Raúl de la Horra

Conocí a Guillermo Paz Cárcamo -apodado “El Patojo” por ser el más joven miembro de la primera guerrilla que se organizó en Guatemala en 1961 a iniciativa del “chino” Jon Sosa y de un grupo de militares descontentos con la situación del país en aquella época-, en París a mediados de los años setenta, cuando él estudiaba sociología en la Universidad de Vincennes. Yo había sido becado para hacer una especialización en Psicología Social y el encuentro con estudiantes guatemaltecos y otros centroamericanos era inevitable.

De aquellos tiempos marcados todavía por lo que se dio en llamar el espíritu de la Revolución del 68 en Francia, conocimos la euforia que suscitaba entre los jóvenes el triunfo de Vietnam sobre los Estados Unidos y el triunfo de los sandinistas contra Somoza, entre otros. Eran épocas heroicas en las que se pensaba que un cambio radical hacia una mayor justicia social en nuestros países era posible, a pesar del golpe militar que había sufrido el gobierno de Allende en Chile. Uno iba a la Sorbona a escuchar a Jean Paul Sartre, a Althusser y a Roger Garaudi, y el poeta nicaragüense Ernesto Cardenal llenaba a reventar las salas de espectáculo, junto con Mercedes Sosa y otras eminencias de la canción de protesta.

En la Ciudad Universitaria de París, donde viví los primeros años de estudiante en la Maison de l’Asie du Sud-Est, conocí a una querida amiga salvadoreña, Olga Baires, también al salvadoreño “Chico” Francisco Díaz, al psiquiatra Roberto Ocón, y al cura nicaragüense Joaquín Rodríguez con quienes establecí lazos de amistad imborrables. En mi cuarto nos juntábamos el querido y siempre recordado René Poitevin, así como Carlos Castillo, ambos ya fallecidos, el “Gordo” Vides, otro sobreviviente de la guerrilla guatemalteca que nos narraba sus andanzas, el “Zurdo” Sandoval, y entre todos ellos, Guillermo Paz, “El Patojo”.

De Guillermo siempre me gustó su manera prudente, analítica y serena para juzgar sobre los acontecimientos y las personas, así como su actitud conciliadora y positiva sobre temas espinosos relacionados con la izquierda guatemalteca, lo que no era el caso de otros conocidos, mucho más beligerantes y dogmáticos.
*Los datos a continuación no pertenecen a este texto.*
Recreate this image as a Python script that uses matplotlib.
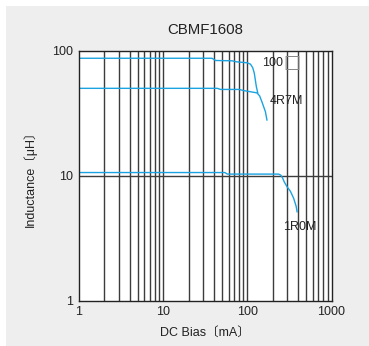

De las pláticas que tuvimos en aquel entonces, y muy posteriormente, cuando nos volvimos a encontrar en Guatemala después de muchos años, hay una que siempre recordaré por sencilla y significativa, y porque sintetiza la personalidad de Guillermo en toda su dimensión.

Un día le pregunté a Guillermo por qué se había metido a la guerrilla y él me respondió lo siguiente: “Porque cuando en 1954 se dio en Guatemala el golpe de Estado contra el gobierno revolucionario de Jacobo Árbenz, organizado por los Estados Unidos, yo era un adolescente que disfrutaba muchísimo las refacciones (en Guatemala se le llama “refacción” a la merienda) que nos daban por las tardes en las escuelas públicas. Y bueno, ¿sabés cuál fue una de las primeras medidas “anti-comunistas” que adoptó el fantoche de Castillo Armas cuando tomó el poder? ¡Anular las galletas y la leche de la refacción! ¡Imaginate, qué estupidez! Y eso representó para mí una tal bofetada, una injusticia tan grande, que años después, cuando se formó la primera guerrilla, yo tomé la decisión de incorporarme en ella para luchar contra un sistema que les arrancaba a los niños su comida y sus derechos”. Eso fue lo que Guillermo me contó. Y me dejó tan impresionado esta anécdota, que cada vez que él y yo nos veíamos, me era imposible no pensar en ella, incluso hasta el día de hoy, en que todavía me retumba en los oídos.

Por eso es que ahora, ante su triste fallecimiento, he deseado compartir con ustedes el pequeño recuerdo de este valiosísimo amigo que sabrá siempre encender en mí los suspiros de la nostalgia y de la imaginación.